Not only did Lopez have to overcome the pressure of the streak, she also had to overcome a mishap in the third round when her drive on the 10th hole struck a spectator. The man fell bleeding to the ground. A distraught Lopez stood next to him, held his hand and cried.
Unnerved, the 21-year-old rookie double-bogeyed the hole, her first in 83 holes. She went into today's final round three shots behind Jane Blalock. The fall in her game was only temporary, as Lopez recovered her composure and shot a 69. She won the tournament when Blalock missed a birdie putt on 18.
Lopez dedicated the historic victory to the very same man whose injury she had been able to overcome. And the man, a local dentist named Jerry Mesolella, befriended the golfer and later said that it was worth being "skulled" by Lopez just to meet her.
Odds 'n' Ends
Lopez says she owed a lot of her mental game to her father because he always had a good attitude. Domingo died in April 2002.
Her family skimped to finance Lopez's golf travel, and even put off getting a new home and washing machine toward the effort.
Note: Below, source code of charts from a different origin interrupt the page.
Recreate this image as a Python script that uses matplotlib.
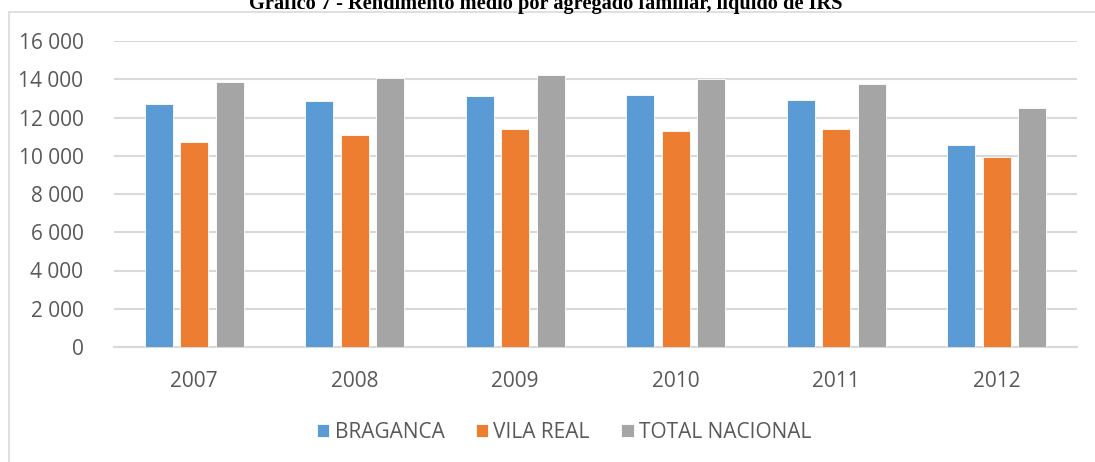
import matplotlib.pyplot as plt
import numpy as np
from matplotlib.patches import Rectangle
from matplotlib.ticker import FuncFormatter

# data
years = ['2007', '2008', '2009', '2010', '2011', '2012']
braganca = [12720, 12880, 13140, 13160, 12930, 10580]
vila_real = [10740, 11100, 11400, 11280, 11420, 9950]
total_nacional = [13860, 14080, 14200, 14010, 13770, 12510]
series_names = ['BRAGANCA', 'VILA REAL', 'TOTAL NACIONAL']
colors = ['#5B9BD5', '#ED7D31', '#A5A5A5']

plt.rcParams['font.family'] = ['Open Sans', 'DejaVu Sans']

fig = plt.figure(figsize=(10.95, 4.62), dpi=100)
ax = fig.add_axes([114 / 1095, 1 - 347 / 462, (1077 - 114) / 1095, (347 - 41) / 462])

x = np.arange(len(years))
width = 0.174
step = 0.221
for k, (vals, name) in enumerate(zip([braganca, vila_real, total_nacional], series_names)):
    ax.bar(x + (k - 1) * step, vals, width, color=colors[k], label=name,
           edgecolor='white', linewidth=0.6, zorder=3)

ax.set_xlim(-0.5, len(years) - 0.5)
ax.set_ylim(0, 16000)
ax.set_yticks(range(0, 16001, 2000))
ax.yaxis.set_major_formatter(FuncFormatter(lambda v, p: f"{int(v):,}".replace(',', ' ')))
ax.set_xticks(x)
ax.set_xticklabels(years)

ax.grid(axis='y', color='#D9D9D9', linewidth=1.5, zorder=0)
for s in ['top', 'right', 'left']:
    ax.spines[s].set_visible(False)
ax.spines['bottom'].set_color('#D9D9D9')
ax.spines['bottom'].set_linewidth(1.5)
ax.tick_params(axis='both', length=0, labelsize=15, colors='#595959')
ax.tick_params(axis='y', pad=22)
ax.tick_params(axis='x', pad=17)

leg = fig.legend(loc='center', bbox_to_anchor=(564 / 1095, 1 - 432 / 462), ncol=3,
                 frameon=False, fontsize=15, handlelength=0.6, handleheight=0.6,
                 handletextpad=0.25, columnspacing=1.5)
for t in leg.get_texts():
    t.set_color('#595959')

# chart area border
fig.patches.append(Rectangle((9 / 1095, -0.1), 1.2, 1 - 12 / 462 + 0.1,
                             transform=fig.transFigure, fill=False,
                             edgecolor='#D9D9D9', linewidth=1.2))

# title, cut off at the top edge as in the source
fig.text(546 / 1095, 1 - 8.5 / 462, 'Gráfico 7 - Rendimento médio por agregado familiar, líquido de IRS',
         ha='center', va='baseline', fontsize=14.7, fontweight='bold',
         family=['Liberation Serif', 'DejaVu Serif'], color='black')

fig.savefig('out.png', dpi=100)
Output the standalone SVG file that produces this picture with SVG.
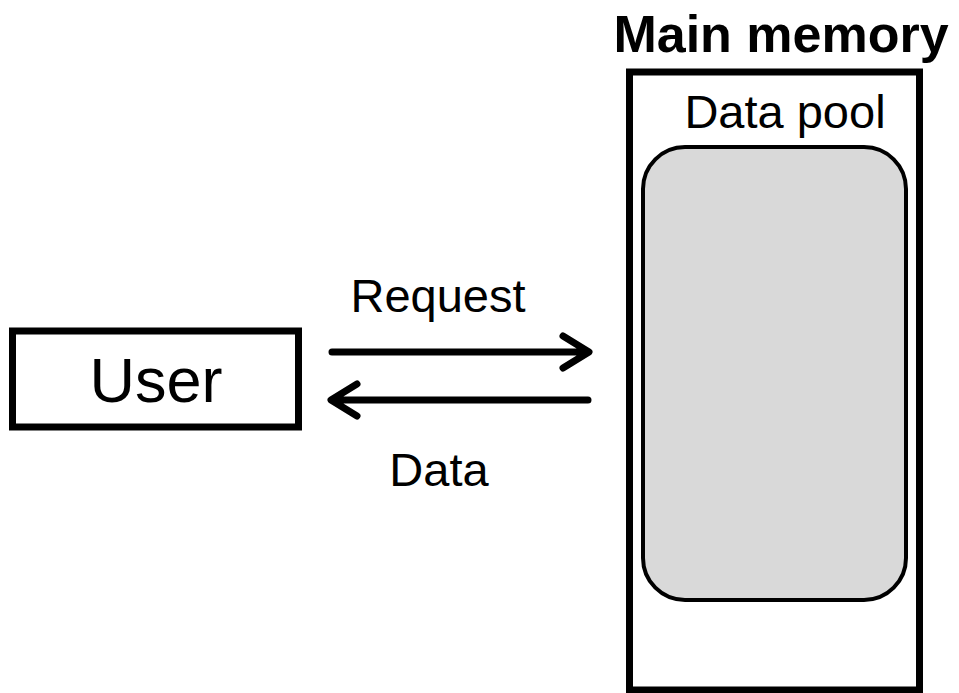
<svg xmlns="http://www.w3.org/2000/svg" width="959" height="693" viewBox="0 0 959 693">
<style>
.t{font-family:"Liberation Sans",Arial,sans-serif;fill:#000;text-anchor:middle}
.box{fill:#fff;stroke:#000;stroke-width:7}
.conn{fill:none;stroke:#000;stroke-width:7;stroke-linecap:round;stroke-linejoin:round}
</style>
<rect width="959" height="693" fill="#fff"/>
<g id="main-memory">
<text class="t" x="781" y="52" font-size="52" font-weight="bold">Main memory</text>
<rect class="box" x="629.5" y="72" width="290" height="618"/>
<text class="t" x="785" y="128" font-size="47">Data pool</text>
</g>
<g id="data-pool">
<rect x="643" y="147" width="263" height="453" rx="42" ry="42" fill="#d9d9d9" stroke="#000" stroke-width="4"/>
</g>
<g id="user">
<rect class="box" x="12.5" y="331" width="286" height="96" stroke-width="6"/>
<text class="t" x="156" y="402" font-size="63">User</text>
</g>
<g id="connectors">
<path class="conn" d="M332 352H586M563 336L589 352L563 368"/>
<path class="conn" d="M588 400H334M357 384L331 400L357 416"/>
<text class="t" x="438" y="312" font-size="47">Request</text>
<text class="t" x="439" y="486" font-size="47">Data</text>
</g>
</svg>
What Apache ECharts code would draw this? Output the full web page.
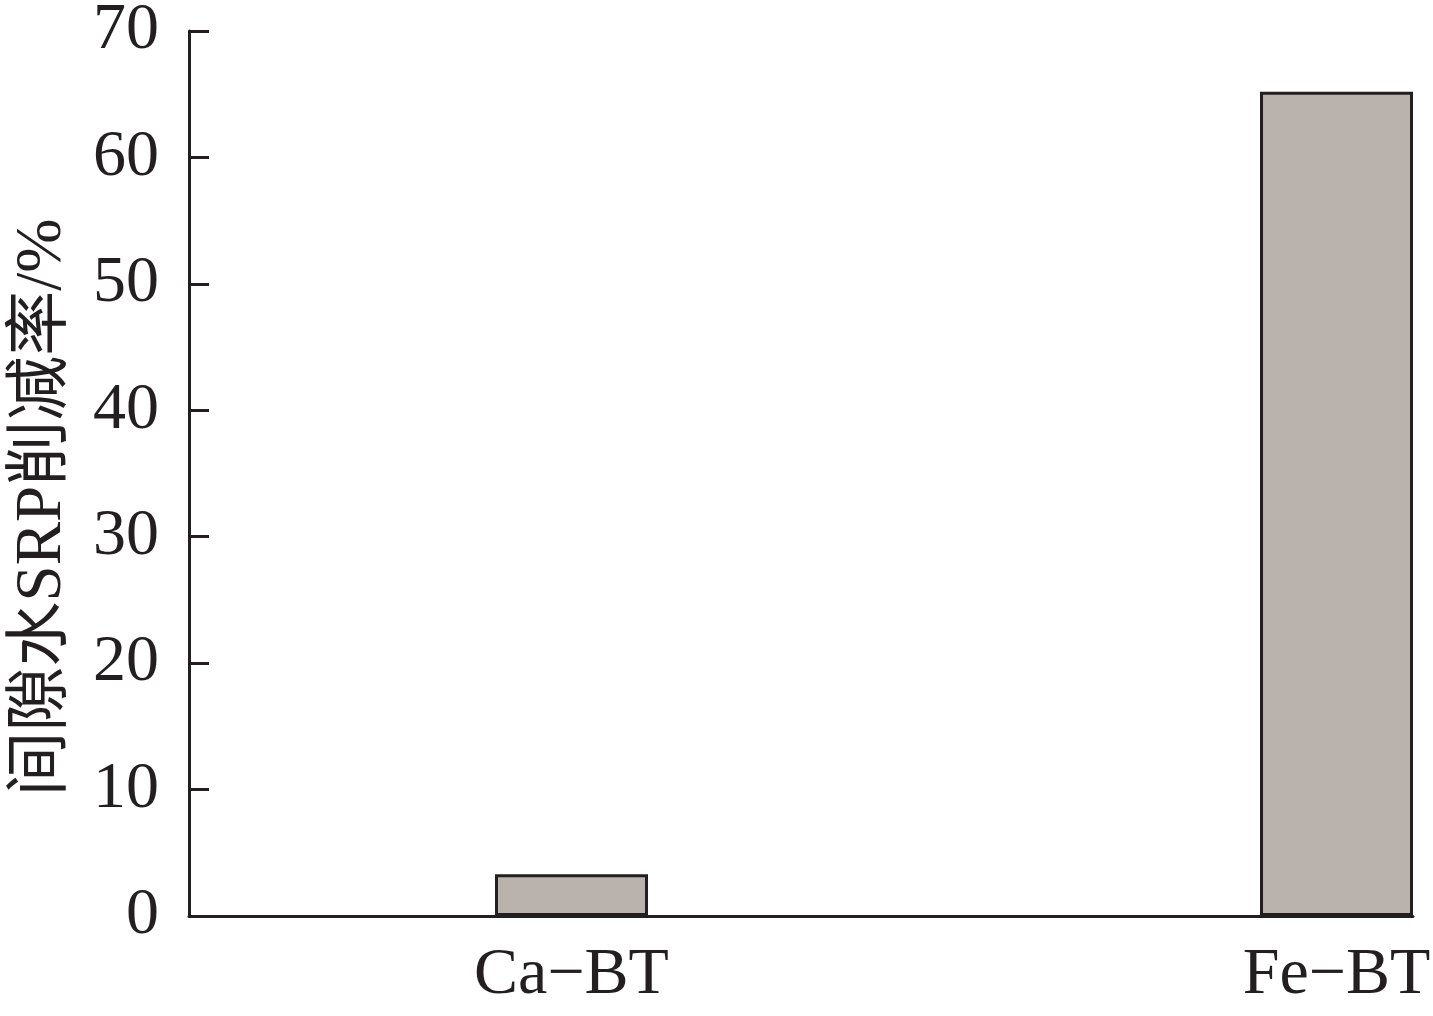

Lopez was an all-around athlete during high school, participating in sports other than golf, such as basketball and swimming. She also was a Girl Scout.
College friends nicknamed Lopez "Skeech" because of her tendency to lay strips of rubber with her car.
Lopez socialized with Donna Young and Jo Ann Washam but otherwise tended to keep to herself off the course.
The fans loved Lopez so that her following became known as "Nancy's Navy," much like Arnold Palmer's "Arnie's Army."
In 1978, when Lopez won nine tournaments, she also lost two in playoffs -- to Michiko Okada at the Mizuno-Japan Classic and to Sally Little at the Honda Civic Classic.
In 1982, Lopez recorded the first hole-in-one of her LPGA career at the Peter Jackson Classic.
In 1989, Lopez enjoyed her most successful financial season, earning $487,153.
In 1997, Lopez crossed the $5-million milestone in LPGA career earnings.
Like many athletes, Lopez was bothered by physical ailments, the most prominent of which was her left knee. Doctors said the pain was caused by osteoarthritis.
In 2001, when Lopez was playing a limited schedule because of the continuing knee problems, she recorded her second career hole-in-one on tour.
When Anna Sorenstam won eight tournaments in 2001, she was the first woman golfer to win that many in a year since Lopez in 1979.
Lopez's record in playoffs is 8-7.
She was, and remains, a tireless signer of autographs. She is as accessible and as approachable as any pro athlete in any sport.
Lopez's husband, Ray Knight, played 13 years in the major leagues with Cincinnati, Houston, the Mets, Baltimore and Detroit. He was MVP of the 1986 World Series when the Mets defeated Boston.
The couple live in Knight's hometown of Albany, Ga., with their three daughters, Ashley, Erinn and Torri.